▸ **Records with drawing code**
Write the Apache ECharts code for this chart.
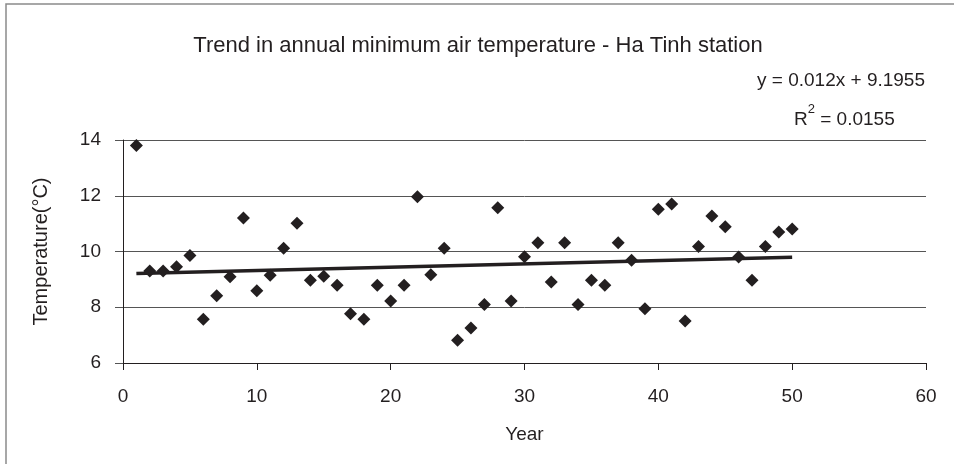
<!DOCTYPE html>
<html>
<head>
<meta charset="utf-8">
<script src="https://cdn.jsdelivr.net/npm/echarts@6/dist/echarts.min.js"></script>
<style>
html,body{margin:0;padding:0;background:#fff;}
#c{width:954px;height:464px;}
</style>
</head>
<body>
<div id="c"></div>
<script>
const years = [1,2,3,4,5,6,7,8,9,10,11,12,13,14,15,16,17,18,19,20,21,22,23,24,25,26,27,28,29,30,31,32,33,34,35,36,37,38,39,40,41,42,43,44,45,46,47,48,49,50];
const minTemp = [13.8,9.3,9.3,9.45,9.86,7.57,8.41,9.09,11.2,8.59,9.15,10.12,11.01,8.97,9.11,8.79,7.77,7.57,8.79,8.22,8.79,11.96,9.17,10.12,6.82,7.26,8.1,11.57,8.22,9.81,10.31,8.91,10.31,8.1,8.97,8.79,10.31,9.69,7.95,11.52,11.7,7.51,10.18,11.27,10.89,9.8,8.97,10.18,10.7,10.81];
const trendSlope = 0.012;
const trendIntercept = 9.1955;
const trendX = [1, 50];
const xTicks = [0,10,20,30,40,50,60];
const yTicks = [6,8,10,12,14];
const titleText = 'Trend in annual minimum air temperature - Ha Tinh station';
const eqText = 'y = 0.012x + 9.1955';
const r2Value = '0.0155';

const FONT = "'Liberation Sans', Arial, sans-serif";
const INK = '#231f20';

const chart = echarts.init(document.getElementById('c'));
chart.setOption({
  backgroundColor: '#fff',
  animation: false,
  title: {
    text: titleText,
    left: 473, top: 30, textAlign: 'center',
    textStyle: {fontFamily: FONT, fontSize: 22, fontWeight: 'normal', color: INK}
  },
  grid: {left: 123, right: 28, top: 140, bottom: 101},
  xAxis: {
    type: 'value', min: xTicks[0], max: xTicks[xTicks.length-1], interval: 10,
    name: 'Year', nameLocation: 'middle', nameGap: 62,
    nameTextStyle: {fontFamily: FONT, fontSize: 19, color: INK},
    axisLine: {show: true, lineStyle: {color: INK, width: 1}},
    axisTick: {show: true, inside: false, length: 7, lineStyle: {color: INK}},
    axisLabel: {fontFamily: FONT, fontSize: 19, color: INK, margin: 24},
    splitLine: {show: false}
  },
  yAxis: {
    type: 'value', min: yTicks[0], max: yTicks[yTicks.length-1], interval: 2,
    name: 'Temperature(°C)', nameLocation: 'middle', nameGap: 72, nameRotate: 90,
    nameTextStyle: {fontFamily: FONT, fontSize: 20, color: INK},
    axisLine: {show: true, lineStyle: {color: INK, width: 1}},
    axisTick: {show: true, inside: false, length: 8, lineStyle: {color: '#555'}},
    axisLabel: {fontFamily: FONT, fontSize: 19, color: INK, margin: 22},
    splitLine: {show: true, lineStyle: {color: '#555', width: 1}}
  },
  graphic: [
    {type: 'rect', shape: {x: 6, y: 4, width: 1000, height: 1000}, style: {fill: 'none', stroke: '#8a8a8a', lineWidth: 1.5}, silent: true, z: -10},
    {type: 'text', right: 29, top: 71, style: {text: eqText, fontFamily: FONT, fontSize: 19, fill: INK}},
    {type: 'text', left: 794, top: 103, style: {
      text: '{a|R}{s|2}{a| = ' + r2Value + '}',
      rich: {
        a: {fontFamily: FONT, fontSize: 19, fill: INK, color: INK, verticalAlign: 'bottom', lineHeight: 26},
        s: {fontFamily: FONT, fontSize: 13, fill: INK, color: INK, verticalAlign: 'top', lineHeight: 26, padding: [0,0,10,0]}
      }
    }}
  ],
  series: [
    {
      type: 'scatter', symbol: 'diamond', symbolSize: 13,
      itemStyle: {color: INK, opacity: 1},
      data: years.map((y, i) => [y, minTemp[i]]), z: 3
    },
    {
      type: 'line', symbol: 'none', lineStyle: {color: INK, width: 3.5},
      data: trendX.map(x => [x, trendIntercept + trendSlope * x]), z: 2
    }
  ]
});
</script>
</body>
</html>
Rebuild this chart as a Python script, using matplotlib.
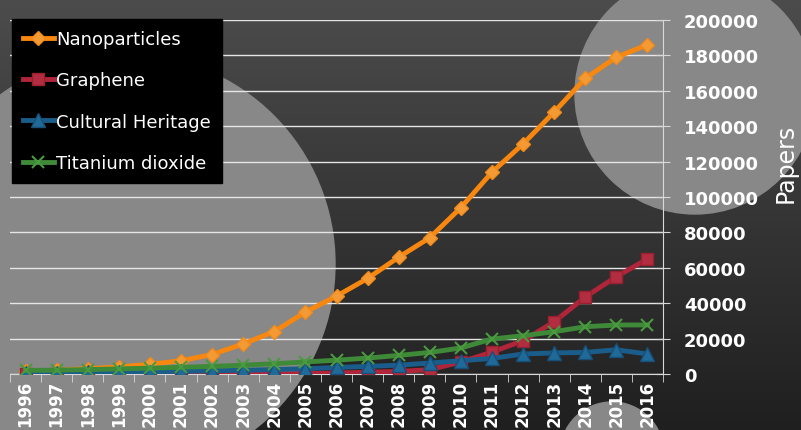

▸ **WRITTEN REQUEST**
Retype each entry precisely. Skip images entirely.

▸ **ANSWER IN FULL**
Write the Apache ECharts code for this chart.
<!DOCTYPE html>
<html>
<head>
<meta charset="utf-8">
<script src="https://cdn.jsdelivr.net/npm/echarts@6/dist/echarts.min.js"></script>
<style>
html,body{margin:0;padding:0;background:#fff;}
#c{width:954px;height:464px;}
</style>
</head>
<body>
<div id="c"></div>
<script>
const years = [1,2,3,4,5,6,7,8,9,10,11,12,13,14,15,16,17,18,19,20,21,22,23,24,25,26,27,28,29,30,31,32,33,34,35,36,37,38,39,40,41,42,43,44,45,46,47,48,49,50];
const minTemp = [13.8,9.3,9.3,9.45,9.86,7.57,8.41,9.09,11.2,8.59,9.15,10.12,11.01,8.97,9.11,8.79,7.77,7.57,8.79,8.22,8.79,11.96,9.17,10.12,6.82,7.26,8.1,11.57,8.22,9.81,10.31,8.91,10.31,8.1,8.97,8.79,10.31,9.69,7.95,11.52,11.7,7.51,10.18,11.27,10.89,9.8,8.97,10.18,10.7,10.81];
const trendSlope = 0.012;
const trendIntercept = 9.1955;
const trendX = [1, 50];
const xTicks = [0,10,20,30,40,50,60];
const yTicks = [6,8,10,12,14];
const titleText = 'Trend in annual minimum air temperature - Ha Tinh station';
const eqText = 'y = 0.012x + 9.1955';
const r2Value = '0.0155';

const FONT = "'Liberation Sans', Arial, sans-serif";
const INK = '#231f20';

const chart = echarts.init(document.getElementById('c'));
chart.setOption({
  backgroundColor: '#fff',
  animation: false,
  title: {
    text: titleText,
    left: 473, top: 30, textAlign: 'center',
    textStyle: {fontFamily: FONT, fontSize: 22, fontWeight: 'normal', color: INK}
  },
  grid: {left: 123, right: 28, top: 140, bottom: 101},
  xAxis: {
    type: 'value', min: xTicks[0], max: xTicks[xTicks.length-1], interval: 10,
    name: 'Year', nameLocation: 'middle', nameGap: 62,
    nameTextStyle: {fontFamily: FONT, fontSize: 19, color: INK},
    axisLine: {show: true, lineStyle: {color: INK, width: 1}},
    axisTick: {show: true, inside: false, length: 7, lineStyle: {color: INK}},
    axisLabel: {fontFamily: FONT, fontSize: 19, color: INK, margin: 24},
    splitLine: {show: false}
  },
  yAxis: {
    type: 'value', min: yTicks[0], max: yTicks[yTicks.length-1], interval: 2,
    name: 'Temperature(°C)', nameLocation: 'middle', nameGap: 72, nameRotate: 90,
    nameTextStyle: {fontFamily: FONT, fontSize: 20, color: INK},
    axisLine: {show: true, lineStyle: {color: INK, width: 1}},
    axisTick: {show: true, inside: false, length: 8, lineStyle: {color: '#555'}},
    axisLabel: {fontFamily: FONT, fontSize: 19, color: INK, margin: 22},
    splitLine: {show: true, lineStyle: {color: '#555', width: 1}}
  },
  graphic: [
    {type: 'rect', shape: {x: 6, y: 4, width: 1000, height: 1000}, style: {fill: 'none', stroke: '#8a8a8a', lineWidth: 1.5}, silent: true, z: -10},
    {type: 'text', right: 29, top: 71, style: {text: eqText, fontFamily: FONT, fontSize: 19, fill: INK}},
    {type: 'text', left: 794, top: 103, style: {
      text: '{a|R}{s|2}{a| = ' + r2Value + '}',
      rich: {
        a: {fontFamily: FONT, fontSize: 19, fill: INK, color: INK, verticalAlign: 'bottom', lineHeight: 26},
        s: {fontFamily: FONT, fontSize: 13, fill: INK, color: INK, verticalAlign: 'top', lineHeight: 26, padding: [0,0,10,0]}
      }
    }}
  ],
  series: [
    {
      type: 'scatter', symbol: 'diamond', symbolSize: 13,
      itemStyle: {color: INK, opacity: 1},
      data: years.map((y, i) => [y, minTemp[i]]), z: 3
    },
    {
      type: 'line', symbol: 'none', lineStyle: {color: INK, width: 3.5},
      data: trendX.map(x => [x, trendIntercept + trendSlope * x]), z: 2
    }
  ]
});
</script>
</body>
</html>
Rebuild this chart as a Python script, using matplotlib.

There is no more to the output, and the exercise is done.